12 CFR § 7.2003 - National bank shareholder meetings; Board of directors meetings.

§ 7.2003 National bank shareholder meetings; Board of directors meetings.

(a) Notice of shareholders' meetings. A national bank must mail shareholders notice of the time, place, and purpose of all shareholders' meetings at least 10 days prior to the meeting by first class mail, unless the OCC determines that an emergency circumstance exists. Where a national bank is a wholly-owned subsidiary, the sole shareholder is permitted to waive notice of the shareholder's meeting. The articles of association, bylaws, or law applicable to a national bank may require a longer period of notice.

(b) Annual meeting for election of directors. When the day fixed for the regular annual meeting of the shareholders falls on a legal holiday in the State in which the bank is located, the shareholders' meeting must be held, and the directors elected, on the next following banking day.

(c) Virtual participation at shareholder meetings—(1) In general. A national bank may provide for telephonic or electronic participation at shareholder meetings.

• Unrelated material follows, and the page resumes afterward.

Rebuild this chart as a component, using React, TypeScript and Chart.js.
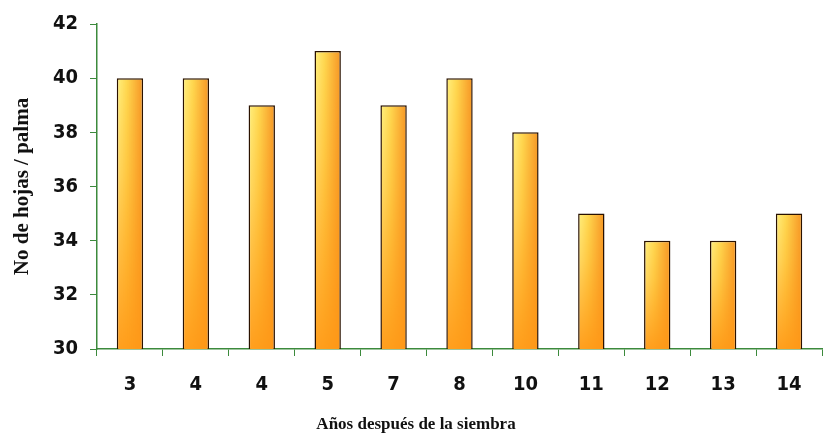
import React, { useEffect, useRef } from "react";
import { Chart, registerables } from "chart.js";

Chart.register(...registerables);

const categories = ["3", "4", "4", "5", "7", "8", "10", "11", "12", "13", "14"];
const leaves = [40, 40, 39, 41, 39, 40, 38, 35, 34, 34, 35];
const yTitle = "No de hojas / palma";
const xTitle = "Años después de la siembra";

const GREEN = "#3c8a3c";
const BAR_PCT = 0.4;
const TICK_FONT = { family: "'Liberation Sans Narrow', 'DejaVu Sans Condensed', sans-serif", size: 20, weight: "bold" as const };

function barFill(ctx: any) {
  const c = ctx.chart;
  const xs = c.scales?.x;
  const ys = c.scales?.y;
  const fallback = "#f8a828";
  if (!xs || !ys || ctx.dataIndex === undefined) return fallback;
  const cx = xs.getPixelForValue(ctx.dataIndex);
  const step = (xs.right - xs.left) / categories.length;
  const w = Math.round(step * BAR_PCT);
  const top = ys.getPixelForValue(leaves[ctx.dataIndex]);
  const bottom = ys.getPixelForValue(ys.min);
  const h = Math.round(bottom - top);
  if (![cx, w, top, h].every((v) => Number.isFinite(v)) || w <= 0 || h <= 0) return fallback;
  const off = document.createElement("canvas");
  off.width = w + 4;
  off.height = h + 4;
  const o = off.getContext("2d")!;
  const hg = o.createLinearGradient(0, 0, off.width, 0);
  hg.addColorStop(0, "#fff68a");
  hg.addColorStop(0.4, "#ffd850");
  hg.addColorStop(0.8, "#f9a630");
  hg.addColorStop(1, "#f29222");
  o.fillStyle = hg;
  o.fillRect(0, 0, off.width, off.height);
  const vg = o.createLinearGradient(0, 0, 0, off.height);
  vg.addColorStop(0, "rgba(255,150,20,0)");
  vg.addColorStop(0.35, "rgba(255,150,20,0.25)");
  vg.addColorStop(1, "rgba(255,152,22,0.92)");
  o.fillStyle = vg;
  o.fillRect(0, 0, off.width, off.height);
  const pat = c.ctx.createPattern(off, "repeat");
  if (!pat) return fallback;
  pat.setTransform(new DOMMatrix([1, 0, 0, 1, cx - w / 2 - 2, top - 2]));
  return pat;
}

export default function App() {
  const ref = useRef<HTMLCanvasElement | null>(null);

  useEffect(() => {
    document.body.style.margin = "0";
    const canvas = ref.current!;
    const chart = new Chart(canvas, {
      type: "bar",
      data: {
        labels: categories,
        datasets: [
          {
            data: leaves,
            borderColor: "#2a1200",
            borderWidth: 1.5,
            categoryPercentage: 1,
            barPercentage: BAR_PCT,
            backgroundColor: barFill,
          },
        ],
      },
      options: {
        animation: false,
        responsive: false,
        maintainAspectRatio: false,
        layout: { padding: { top: 12, right: 5, left: 10, bottom: 6 } },
        plugins: {
          legend: { display: false },
          tooltip: { enabled: false },
          title: {
            display: true,
            position: "bottom",
            text: xTitle,
            color: "#111",
            padding: { top: 17, bottom: 1 },
            font: { family: "'Liberation Serif', serif", size: 17, weight: "bold" },
          },
        },
        scales: {
          x: {
            offset: true,
            grid: {
              offset: true,
              drawOnChartArea: false,
              drawTicks: true,
              tickLength: 7,
              color: GREEN,
            },
            border: { color: GREEN, width: 1.5 },
            ticks: {
              color: "#111",
              padding: 17,
              font: TICK_FONT,
            },
            afterFit: (s: any) => {
              s.height = 48.6;
            },
          },
          y: {
            min: 30,
            max: 42,
            ticks: {
              stepSize: 2,
              color: "#111",
              padding: 12,
              font: TICK_FONT,
            },
            grid: {
              drawOnChartArea: false,
              drawTicks: true,
              tickLength: 7,
              color: GREEN,
            },
            border: { color: GREEN, width: 1.5 },
            title: {
              display: true,
              text: yTitle,
              color: "#111",
              padding: { top: 0, bottom: 8 },
              font: { family: "'Liberation Serif', serif", size: 21, weight: "bold" },
            },
            afterFit: (s: any) => {
              s.width = 97 - 10;
            },
          },
        },
      },
    });
    return () => chart.destroy();
  }, []);

  return (
    <div style={{ width: 827, height: 442, background: "#fff" }}>
      <canvas ref={ref} width={827} height={442} style={{ display: "block" }} />
    </div>
  );
}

(2) Procedures. A national bank must follow the procedures for telephonic or electronic participation in a shareholder meeting of the corporate governance provisions it has elected to follow pursuant to § 7.2000(b), if those elected provisions include telephonic or electronic participation procedures; the Delaware General Corporation Law, Del. Code Ann. Tit. 8 (1991, as amended 1994, and as amended thereafter); or the Model Business Corporation Act, provided, however, that such procedures are not inconsistent with applicable Federal statutes and regulations and safety and soundness. The national bank must indicate the use of these procedures in its bylaws.

(d) Virtual participation at board of directors meetings. A national bank may provide for telephonic or electronic participation at a meeting of its board of directors.